## Source material
<<<<

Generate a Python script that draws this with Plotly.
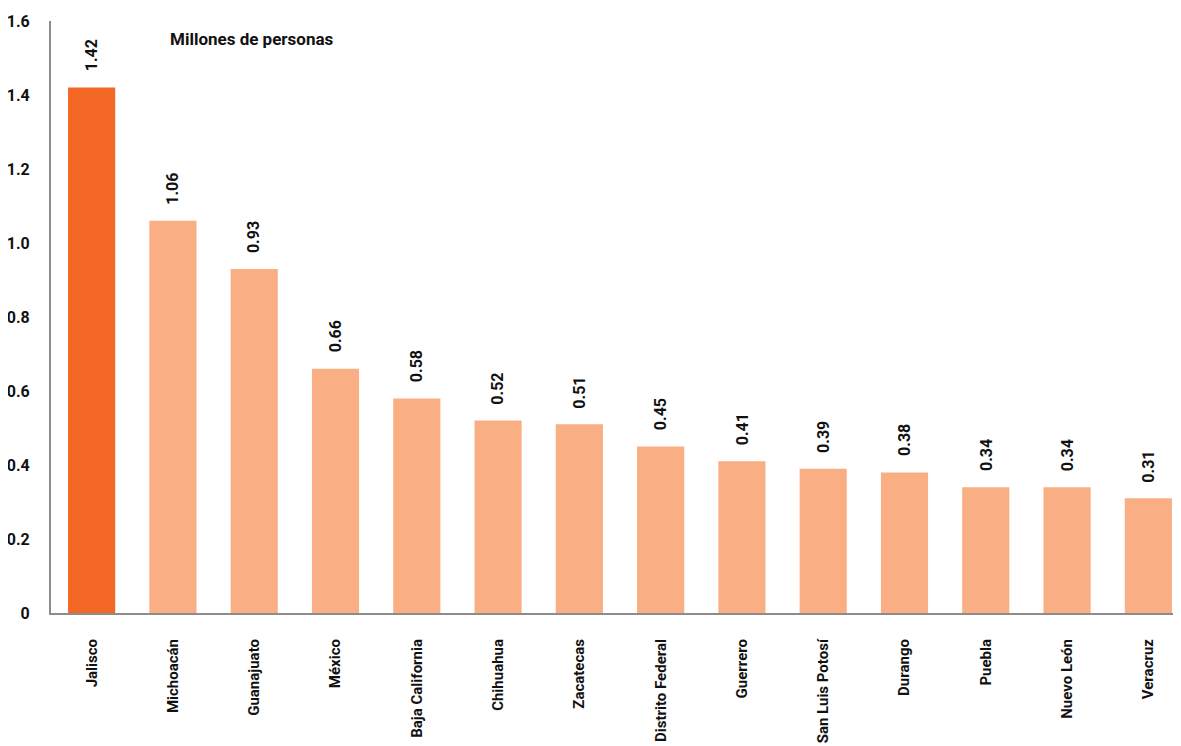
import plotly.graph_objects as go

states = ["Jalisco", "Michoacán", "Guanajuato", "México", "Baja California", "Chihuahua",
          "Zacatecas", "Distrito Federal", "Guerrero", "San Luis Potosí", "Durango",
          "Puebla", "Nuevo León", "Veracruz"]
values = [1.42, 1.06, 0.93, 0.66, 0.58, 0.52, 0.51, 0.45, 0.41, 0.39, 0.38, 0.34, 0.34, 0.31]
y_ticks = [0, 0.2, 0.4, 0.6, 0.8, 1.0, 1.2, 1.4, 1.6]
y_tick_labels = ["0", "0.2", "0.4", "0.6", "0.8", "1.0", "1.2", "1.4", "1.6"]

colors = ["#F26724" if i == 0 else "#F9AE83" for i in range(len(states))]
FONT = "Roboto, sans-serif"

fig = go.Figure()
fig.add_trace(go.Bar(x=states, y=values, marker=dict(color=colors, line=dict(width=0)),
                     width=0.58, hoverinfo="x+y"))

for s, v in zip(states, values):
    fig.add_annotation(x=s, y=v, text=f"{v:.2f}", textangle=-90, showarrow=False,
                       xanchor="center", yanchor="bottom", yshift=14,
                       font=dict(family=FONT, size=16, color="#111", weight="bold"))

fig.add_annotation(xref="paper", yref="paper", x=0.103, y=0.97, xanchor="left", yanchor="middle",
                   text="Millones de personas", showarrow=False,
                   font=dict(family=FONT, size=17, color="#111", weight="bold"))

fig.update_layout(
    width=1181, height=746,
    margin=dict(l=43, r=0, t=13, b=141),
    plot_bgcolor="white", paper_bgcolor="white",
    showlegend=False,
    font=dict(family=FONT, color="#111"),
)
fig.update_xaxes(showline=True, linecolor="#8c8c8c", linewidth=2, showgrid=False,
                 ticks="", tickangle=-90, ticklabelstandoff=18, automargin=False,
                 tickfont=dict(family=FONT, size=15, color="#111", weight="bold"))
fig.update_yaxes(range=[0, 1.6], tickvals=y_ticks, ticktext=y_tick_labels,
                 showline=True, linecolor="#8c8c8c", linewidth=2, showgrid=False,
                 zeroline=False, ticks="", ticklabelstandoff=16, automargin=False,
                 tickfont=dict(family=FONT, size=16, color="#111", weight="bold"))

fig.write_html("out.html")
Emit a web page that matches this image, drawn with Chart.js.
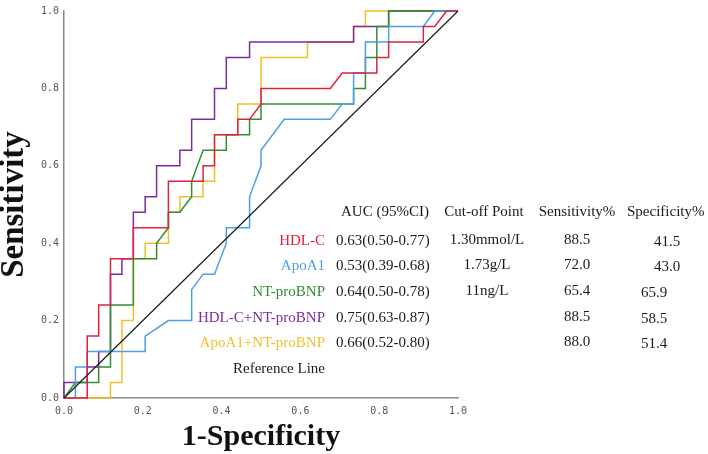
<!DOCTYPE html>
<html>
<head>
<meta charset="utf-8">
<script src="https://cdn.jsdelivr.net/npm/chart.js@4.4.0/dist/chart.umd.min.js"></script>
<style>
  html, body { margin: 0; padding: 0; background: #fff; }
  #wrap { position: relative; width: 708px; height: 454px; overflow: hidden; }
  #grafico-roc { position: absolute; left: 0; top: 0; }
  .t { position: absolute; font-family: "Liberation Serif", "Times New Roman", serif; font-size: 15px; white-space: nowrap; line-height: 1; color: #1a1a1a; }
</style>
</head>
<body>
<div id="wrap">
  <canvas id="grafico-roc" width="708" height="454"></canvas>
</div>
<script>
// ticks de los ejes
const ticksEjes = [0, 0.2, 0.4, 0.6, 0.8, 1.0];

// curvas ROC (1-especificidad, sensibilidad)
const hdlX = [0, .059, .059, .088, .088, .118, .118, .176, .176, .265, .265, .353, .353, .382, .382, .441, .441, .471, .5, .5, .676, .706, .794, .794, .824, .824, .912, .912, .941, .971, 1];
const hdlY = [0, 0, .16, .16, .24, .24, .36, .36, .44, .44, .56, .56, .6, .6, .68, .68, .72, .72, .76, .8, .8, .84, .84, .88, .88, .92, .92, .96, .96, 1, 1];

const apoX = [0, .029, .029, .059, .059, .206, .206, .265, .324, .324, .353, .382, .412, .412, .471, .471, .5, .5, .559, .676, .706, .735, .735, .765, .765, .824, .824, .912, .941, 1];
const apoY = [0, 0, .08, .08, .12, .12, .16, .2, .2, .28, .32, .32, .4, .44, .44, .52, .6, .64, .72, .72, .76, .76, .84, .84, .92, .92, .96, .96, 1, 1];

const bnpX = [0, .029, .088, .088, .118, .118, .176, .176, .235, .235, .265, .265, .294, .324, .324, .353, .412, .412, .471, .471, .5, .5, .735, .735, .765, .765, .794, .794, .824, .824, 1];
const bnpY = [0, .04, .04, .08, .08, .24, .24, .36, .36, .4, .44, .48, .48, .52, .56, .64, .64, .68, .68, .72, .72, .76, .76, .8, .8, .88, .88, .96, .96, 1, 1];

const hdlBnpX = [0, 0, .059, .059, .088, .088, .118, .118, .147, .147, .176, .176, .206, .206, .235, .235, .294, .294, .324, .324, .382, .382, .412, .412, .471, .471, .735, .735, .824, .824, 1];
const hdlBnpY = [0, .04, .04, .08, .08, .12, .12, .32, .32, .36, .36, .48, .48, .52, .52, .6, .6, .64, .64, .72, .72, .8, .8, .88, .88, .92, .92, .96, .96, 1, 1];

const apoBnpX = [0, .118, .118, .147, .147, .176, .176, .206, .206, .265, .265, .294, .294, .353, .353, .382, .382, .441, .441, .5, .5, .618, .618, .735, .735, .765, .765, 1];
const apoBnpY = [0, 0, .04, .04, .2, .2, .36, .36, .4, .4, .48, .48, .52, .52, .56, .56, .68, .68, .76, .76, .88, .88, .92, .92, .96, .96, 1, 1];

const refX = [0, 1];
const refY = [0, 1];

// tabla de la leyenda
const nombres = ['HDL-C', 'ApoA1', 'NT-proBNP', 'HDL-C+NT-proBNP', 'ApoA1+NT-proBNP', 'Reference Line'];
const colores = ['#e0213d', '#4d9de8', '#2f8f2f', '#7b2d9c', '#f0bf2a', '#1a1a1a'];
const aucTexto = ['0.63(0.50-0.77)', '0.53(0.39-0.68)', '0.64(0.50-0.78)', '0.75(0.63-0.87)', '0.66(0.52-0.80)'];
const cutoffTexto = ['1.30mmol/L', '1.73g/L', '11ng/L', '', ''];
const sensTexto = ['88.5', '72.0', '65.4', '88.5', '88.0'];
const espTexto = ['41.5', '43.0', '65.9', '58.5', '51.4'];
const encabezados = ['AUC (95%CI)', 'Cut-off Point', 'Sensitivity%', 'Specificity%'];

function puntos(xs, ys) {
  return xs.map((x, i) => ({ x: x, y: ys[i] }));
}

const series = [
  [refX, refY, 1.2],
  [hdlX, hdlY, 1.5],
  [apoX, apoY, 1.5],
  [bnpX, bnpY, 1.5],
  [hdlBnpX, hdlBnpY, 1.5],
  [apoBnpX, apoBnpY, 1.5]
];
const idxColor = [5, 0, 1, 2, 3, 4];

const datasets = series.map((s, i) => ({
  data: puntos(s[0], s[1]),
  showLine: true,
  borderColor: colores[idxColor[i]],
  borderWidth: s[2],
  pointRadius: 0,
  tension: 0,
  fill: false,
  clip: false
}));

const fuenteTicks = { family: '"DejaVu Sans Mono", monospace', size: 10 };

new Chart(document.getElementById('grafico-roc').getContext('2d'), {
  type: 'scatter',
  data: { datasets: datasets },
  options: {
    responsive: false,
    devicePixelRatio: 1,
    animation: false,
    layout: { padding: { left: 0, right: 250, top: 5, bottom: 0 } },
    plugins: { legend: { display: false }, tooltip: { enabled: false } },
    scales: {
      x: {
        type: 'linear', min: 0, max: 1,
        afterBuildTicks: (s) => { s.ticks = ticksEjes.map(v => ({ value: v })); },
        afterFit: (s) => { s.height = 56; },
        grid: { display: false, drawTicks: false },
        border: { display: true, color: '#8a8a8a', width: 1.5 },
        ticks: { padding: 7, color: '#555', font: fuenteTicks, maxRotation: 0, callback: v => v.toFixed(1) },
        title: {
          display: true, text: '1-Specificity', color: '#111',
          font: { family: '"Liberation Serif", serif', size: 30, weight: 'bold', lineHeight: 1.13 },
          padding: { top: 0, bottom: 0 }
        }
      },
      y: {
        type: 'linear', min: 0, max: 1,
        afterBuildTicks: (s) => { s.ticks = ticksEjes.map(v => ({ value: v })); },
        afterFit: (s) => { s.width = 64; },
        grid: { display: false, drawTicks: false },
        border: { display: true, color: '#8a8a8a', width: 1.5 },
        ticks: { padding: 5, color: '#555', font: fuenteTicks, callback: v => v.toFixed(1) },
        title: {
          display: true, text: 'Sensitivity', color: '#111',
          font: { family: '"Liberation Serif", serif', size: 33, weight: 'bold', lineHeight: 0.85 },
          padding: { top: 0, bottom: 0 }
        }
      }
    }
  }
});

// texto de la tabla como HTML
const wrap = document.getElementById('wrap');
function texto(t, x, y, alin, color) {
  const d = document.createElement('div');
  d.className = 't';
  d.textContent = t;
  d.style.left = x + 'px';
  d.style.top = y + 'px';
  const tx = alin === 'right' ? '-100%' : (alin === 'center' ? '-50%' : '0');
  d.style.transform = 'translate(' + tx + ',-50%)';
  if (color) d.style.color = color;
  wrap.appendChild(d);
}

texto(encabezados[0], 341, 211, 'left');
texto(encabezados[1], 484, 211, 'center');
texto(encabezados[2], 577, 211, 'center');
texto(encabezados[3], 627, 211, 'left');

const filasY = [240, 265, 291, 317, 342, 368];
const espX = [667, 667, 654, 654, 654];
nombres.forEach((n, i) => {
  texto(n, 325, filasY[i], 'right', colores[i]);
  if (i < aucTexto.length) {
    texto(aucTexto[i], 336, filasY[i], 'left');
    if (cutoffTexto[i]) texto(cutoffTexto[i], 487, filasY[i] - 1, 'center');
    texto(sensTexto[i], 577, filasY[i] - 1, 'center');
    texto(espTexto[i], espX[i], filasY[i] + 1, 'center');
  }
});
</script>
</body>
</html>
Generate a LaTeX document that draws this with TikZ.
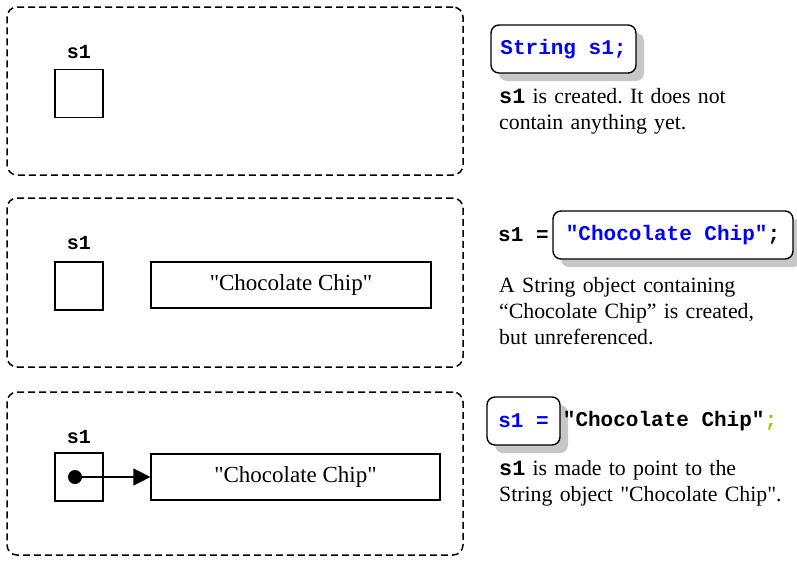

>>>>

## Task goal
Reproduce every line of the listing above in which the string "script" appears.

## Result
Generate a Python script that draws this with Plotly.
<script src="https://cdn.jsdelivr.net/npm/chart.js@4.4.0/dist/chart.umd.min.js"></script>
<script>
</script>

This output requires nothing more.